A Generous Orthodoxy by Brian McLaren. This 2004 book is an important presentation of the ideas that shape the emergent movement. The subtitle gives the feel of the book: “Why I am a missional + evangelical + post/protestant + liberal/conservative + mystical/poetic + biblical + charismatic/contemplative + fundamentalist/calvinist +anabaptist/anglican + methodist + catholic + green + incarnational + depressed-yet-hopeful + emergent + unfinished Christian.”

StormFront: The Good News of God by James V. Brownson, Inagrace T. Dietterich, Barry A. Harvery and Charles C. West. This is one more book in the “Gospel and our Culture Series,” which has provided several books for this paper. These authors use some interesting language, i.e. “storm” for some of the characteristics of our time.

Tuesday, April 21, 2009

Ideas for blog posts (April 22)

I have three ideas for blog posts this week.

(1) I'd love to hear more about how and where you have observed that spiritual formation happens in New Zealand. I'm particularly interested in the connection between prayer and spiritual formation.

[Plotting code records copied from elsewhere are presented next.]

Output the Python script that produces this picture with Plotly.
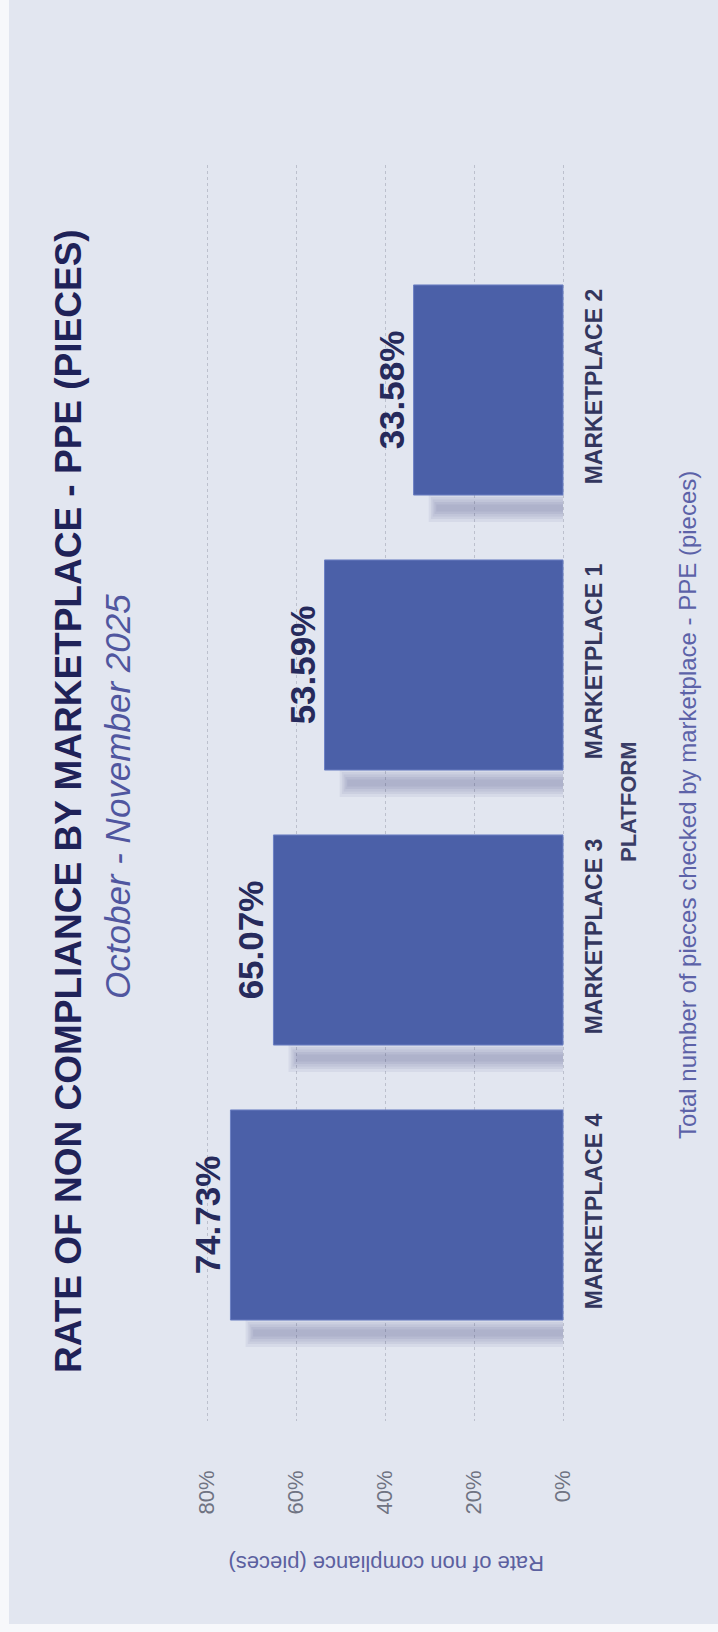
import plotly.graph_objects as go

# Data
marketplaces = ["MARKETPLACE 4", "MARKETPLACE 3", "MARKETPLACE 1", "MARKETPLACE 2"]
non_compliance_rate = [74.73, 65.07, 53.59, 33.58]
rate_ticks = [0, 20, 40, 60, 80]
rate_tick_text = ["0%", "20%", "40%", "60%", "80%"]

title_text = "RATE OF NON COMPLIANCE BY MARKETPLACE - PPE (PIECES)"
subtitle_text = "October - November 2025"
value_axis_title = "Rate of non compliance (pieces)"
category_axis_title = "PLATFORM"
caption_text = "Total number of pieces checked by marketplace - PPE (pieces)"

# Page geometry (pixels)
W, H = 718, 1632
L, R, T, B = 195, 143, 165, 211
PW, PH = W - L - R, H - T - B

BG = "#e2e6f0"
BAR = "#4b60a8"
FONT = "Liberation Sans, Arial, sans-serif"


def px_x(px):
    return (px - L) / PW


def px_y(py):
    return (H - B - py) / PH


BAR_W = 0.764          # bar thickness, in category units
PX = 1 / 275           # one pixel along the category axis

fig = go.Figure()

# soft drop shadow under each bar: nested translucent bands around one centre line
SHADOW_CENTRE = 13     # pixels below the bar edge
for half, shorten in [(14, 3.4), (11, 3.9), (8.5, 4.3), (6, 4.7), (3.5, 5.1)]:
    fig.add_trace(go.Bar(
        y=marketplaces,
        x=[v - shorten for v in non_compliance_rate],
        orientation="h",
        width=2 * half * PX,
        offset=-BAR_W / 2 - (SHADOW_CENTRE + half) * PX,
        marker=dict(color="rgba(45,52,110,0.062)", line=dict(width=0)),
        hoverinfo="skip",
        showlegend=False,
    ))

# main bars with value labels
fig.add_trace(go.Bar(
    y=marketplaces,
    x=non_compliance_rate,
    orientation="h",
    width=BAR_W,
    marker=dict(color=BAR, line=dict(color="#6d81c4", width=1)),
    text=[f"{v:.2f}%" for v in non_compliance_rate],
    textposition="outside",
    textangle=-90,
    textfont=dict(family=FONT, size=35, color="#262a5c", weight="bold"),
    cliponaxis=False,
    showlegend=False,
))

fig.update_layout(
    width=W, height=H,
    margin=dict(l=L, r=R, t=T, b=B, pad=0),
    paper_bgcolor=BG, plot_bgcolor=BG,
    barmode="overlay",
    font=dict(family=FONT),
    showlegend=False,
)

fig.update_xaxes(
    range=[(563 - L) / 4.45, -(W - R - 563) / 4.45],
    tickvals=rate_ticks, ticktext=rate_tick_text,
    tickangle=-90,
    tickfont=dict(family=FONT, size=22, color="#6f7382"),
    ticklabelstandoff=44,
    showgrid=True, gridcolor="#bcc0cd", griddash="dot", gridwidth=1,
    zeroline=False, showline=False, ticks="",
)

fig.update_yaxes(
    type="category",
    categoryorder="array", categoryarray=marketplaces,
    range=[(1215 - (H - B)) / 275, (1215 - T) / 275],
    side="right",
    tickangle=-90,
    tickfont=dict(family=FONT, size=23, color="#33365e", weight="bold"),
    ticklabelstandoff=3,
    showgrid=False, zeroline=False, showline=False, ticks="",
)

# light frame on the left and bottom edges of the page
fig.add_shape(type="rect", xref="paper", yref="paper",
              x0=px_x(-2), x1=px_x(9), y0=px_y(H + 2), y1=px_y(-2),
              fillcolor="#f7f8fb", line=dict(width=0), layer="below")
fig.add_shape(type="rect", xref="paper", yref="paper",
              x0=px_x(-2), x1=px_x(W + 2), y0=px_y(H + 2), y1=px_y(H - 8),
              fillcolor="#f7f8fb", line=dict(width=0), layer="below")

annotations = [
    dict(text=title_text, x=px_x(68), y=px_y(801), textangle=-90,
         font=dict(family=FONT, size=37, color="#1f2258", weight="bold")),
    dict(text=subtitle_text, x=px_x(117), y=px_y(797), textangle=-90,
         font=dict(family=FONT, size=35, color="#50569f", style="italic")),
    dict(text=category_axis_title, x=px_x(628), y=px_y(802), textangle=-90,
         font=dict(family=FONT, size=22, color="#3a3d66", weight="bold")),
    dict(text=caption_text, x=px_x(687), y=px_y(805), textangle=-90,
         font=dict(family=FONT, size=24, color="#5c62a8")),
    dict(text=value_axis_title, x=px_x(386), y=px_y(1564), textangle=180,
         font=dict(family=FONT, size=22, color="#5b609f")),
]
for a in annotations:
    fig.add_annotation(xref="paper", yref="paper", showarrow=False,
                       xanchor="center", yanchor="middle", **a)

fig.write_html("out.html")
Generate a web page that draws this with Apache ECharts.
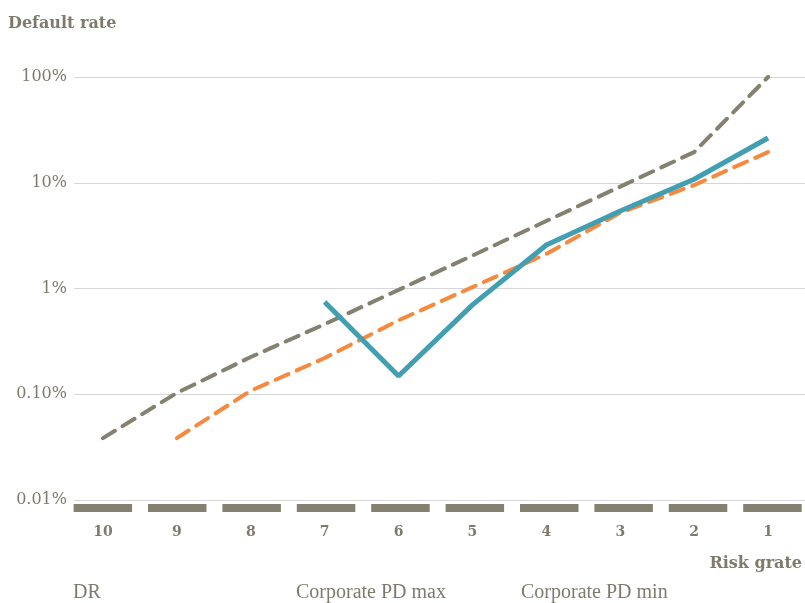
<!DOCTYPE html>
<html>
<head>
<meta charset="utf-8">
<script src="https://cdn.jsdelivr.net/npm/echarts@6/dist/echarts.min.js"></script>
<style>html,body{margin:0;padding:0;background:#fff;}#c{width:805px;height:603px;}</style>
</head>
<body>
<div id="c"></div>
<script>
const categories = ['10','9','8','7','6','5','4','3','2','1'];
const drValues = [null, null, null, 0.745, 0.149, 0.70, 2.58, 5.4, 10.8, 26.5];
const pdMaxValues = [0.0385, 0.103, 0.225, 0.46, 0.97, 2.05, 4.35, 9.2, 19.5, 100];
const pdMinValues = [null, 0.0385, 0.108, 0.22, 0.50, 1.03, 2.12, 5.2, 9.5, 19.5];
const yTickLabels = {'0.01':'0.01%','0.1':'0.10%','1':'1%','10':'10%','100':'100%'};
const legendNames = ['DR','Corporate PD max','Corporate PD min'];

const txt = '#7f7b6c';
const serif = 'DejaVu Serif';
const chart = echarts.init(document.getElementById('c'), null, {renderer:'canvas'});
const yBase = {type:'log', logBase:10, min:0.01, max:100};
const legendLefts = [63, 286, 511];
chart.setOption({
  animation:false,
  backgroundColor:'#fff',
  grid:[
    {left:74, right:0, top:77, bottom:103},
    {left:66, right:-5, top:77, bottom:103}
  ],
  xAxis:[
    {gridIndex:0, type:'category', data:categories, show:false},
    {gridIndex:1, type:'category', data:categories, offset:8,
     axisLine:{show:true, lineStyle:{color:'#858170', width:8, type:[58.5,15.9], dashOffset:66.8, cap:'butt'}},
     axisTick:{show:false},
     axisLabel:{color:txt, fontFamily:serif, fontWeight:'bold', fontSize:14, margin:17}
    }
  ],
  yAxis:[
    Object.assign({gridIndex:0,
      axisLine:{show:false}, axisTick:{show:false},
      splitLine:{show:true, lineStyle:{color:'#d6d6d6', width:1}},
      axisLabel:{color:txt, fontFamily:serif, fontSize:16, margin:7,
        formatter:v=>{const k=String(+v.toPrecision(3)); return yTickLabels[k]||'';}}
    }, yBase),
    Object.assign({gridIndex:1, show:false, splitLine:{show:false}}, yBase)
  ],
  legend: legendNames.map((n,i)=>({
    left:legendLefts[i], top:578, icon:'rect', itemWidth:0, itemHeight:0,
    selectedMode:false,
    textStyle:{color:txt, fontFamily:'Liberation Serif', fontSize:20},
    data:[n]
  })),
  graphic:[
    {type:'text', left:8, top:16, style:{text:'Default rate', fill:txt, font:'bold 16px "DejaVu Serif"'}},
    {type:'text', right:3, top:556, style:{text:'Risk grate', fill:txt, font:'bold 16px "DejaVu Serif"'}}
  ],
  series:[
    {name:'Corporate PD max', type:'line', xAxisIndex:1, yAxisIndex:1, data:pdMaxValues, symbol:'none', connectNulls:false,
     lineStyle:{color:'#858170', width:4, type:[14,9], cap:'round'}, itemStyle:{color:'#858170'}},
    {name:'Corporate PD min', type:'line', xAxisIndex:1, yAxisIndex:1, data:pdMinValues, symbol:'none',
     lineStyle:{color:'#f58a3e', width:4, type:[14,9], cap:'round'}, itemStyle:{color:'#f58a3e'}},
    {name:'DR', type:'line', xAxisIndex:1, yAxisIndex:1, data:drValues, symbol:'none', z:5,
     lineStyle:{color:'#419fb1', width:5}, itemStyle:{color:'#419fb1'}}
  ]
});
</script>
</body>
</html>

Any thoughts?

(2) I'd love to hear more about what you think is the significance of liminality. Thank you very much, Craig, for your clear and helpful summary of Alan Roxburgh's thoughts in the last minute of the audioconference. I'd love to hear more from you about why that chapter seemed significant to you, and I'd love to hear others' thoughts about the concept of liminality.

(3) We talked briefly about the idea of a third place. I believe one way a church with a building can serve its community is by providing space for a third place. I'd love to hear your comments about how you've seen churches do that. If you want to read what I wrote about the church as a third place in my thesis, here's where you can read it:
http://www.lynnebaab.com/academic.htm
Click on chapter 7. There is a section of that chapter entitled "A Third Place" which begins on page 190. The part that directly addresses the church as a third place is only three pages long. I just re-read that section, and I had forgotten that one characteristic of a third place, according to the people who originated the idea, is that a third place makes possible conversation that is open-ended, freewheeling, and not goal-oriented. It's thought-provoking to consider the place of that kind of conversation in a congregation. Here's the citation for the origin of the concept of a third place:
Oldenburg, R. & Brissett, D. (1982). The third place. Qualitative Sociology, 5(4), 265-284.
(Note the format of this citation is the APA format, not the Chicago format that our department requires. If you read the article and want to cite it for an assignment, you'll need to change the format of the citation.)